As you described, the greatest collaboration that I do occurs with teachers in other states and countries. With my elementary kids involved in Internet projects (Kidlink for example) and using email and skype, I exchange ideas and learn far more from my remote colleagues than from anyone in my local area. It was frustrating for a few years, but I guess I have just become resolved as you expressed, that I will go to where the curiosity is, where the interest is, where the needs to connect and share learning are. I've found classrooms in Taiwan and Japan, for example, that are eager and hungry for interaction. I love it. My kids have the chance to express what they are learning with kids from other cultures using various tools, blogs, email whatever. At the same time, we begin to understand the languages of our friends. My spelling tests for the last 5 years have integrated basic Chinese phrases - and the kids love it, and it finds its way into their email: xie xie, zei jian, dui bu qi, ni hao, hau chu ji le, and so on.
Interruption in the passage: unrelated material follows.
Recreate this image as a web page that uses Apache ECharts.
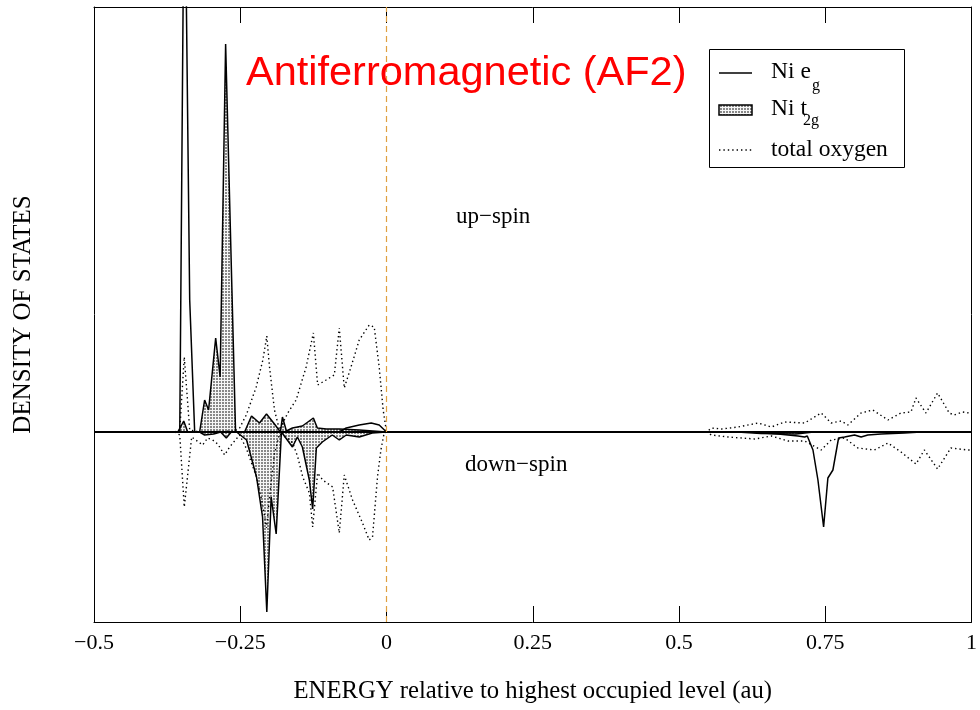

So on we go, using these wonderful connective tools and engines. As a teacher, I feel a little isolated sometimes in my own building, but it all changes when I get the thrill of logging on to a weboffice in Taipei and teaching 10th graders, or when the kids create and send videos to our classroom partners without my assistance, or a Skype call comes in when I'm teaching a lesson and we all stop to see who is calling: Taiwan? Michigan? Missouri? Washington?

Terry
Hannibal, Missouri
Yes, yes, and yes. The bottom line is to do with our primary responsibility as educators. It's those in our classrooms (I think), and if we have tools to engage, enthuse, enable and release our classroom community, we should use them. (Anyone remember Teaching as a Subversive Activity by Postman and Weingartner?) We need to be subversive for this generation, and then if there are colleagues who'll catch some of the drift, that's fine. If the administrators and managers can't catch on, well - too bad. We may need to provide them with their measures for their reports and KPI's - but behind that interface we can get a fair distance with education. I want to see minds on fire, thinking, analysing, reflecting; discovering the joy of knowing things and thinking new thoughts - producing and not just consuming.
And this manifesto applies whether the tools are technological or other - and whether we are didacts or constructivists. I have to be true to my educational convictions, no matter the flavour of the month, or last month. It's yours and my passion and integrity which are our responsibility in our classrooms - and if we deny our own passion and our own integrity as teachers, then the businessspeak guru's have won, and illiberal education will trample its muddy dogmatic feet over everything.
But let despair sap our energy, and the growing generation has lost our unique contribution in their lives.
Yes, Ian, I remember Teaching as a Subversive Activity!

Your "recipe" for handling this transition in education is great. Keep heart, keep going. Be true to our convictions, teach with passion. Words to the Wise!
Thank you all for your thoughtful responses to my post.
You have reminded me, among other things, that we must separate discussions about Web 2.0 per se from discussions about motivation among teachers themselves.
. I work every day with teachers who are not there, in my opinion, for the right reason. They lack the heartfelt belief that their profession is a CALLING, a vocation, something they were destined to do. They’re counting the days until retirement. Whether Web 2.0 exists doesn’t matter for these teachers.
Have you ever noticed that you can just walk into a classroom and immediately TELL whether the teacher belongs there or not? The expressions on the kids’ faces, the atmosphere in the room, the ‘vibes’—you can just tell if learning is taking place or not.
It can be discouraging—but it’s also great to have such wonderful colleagues and friends as you people on Classroom 2.0!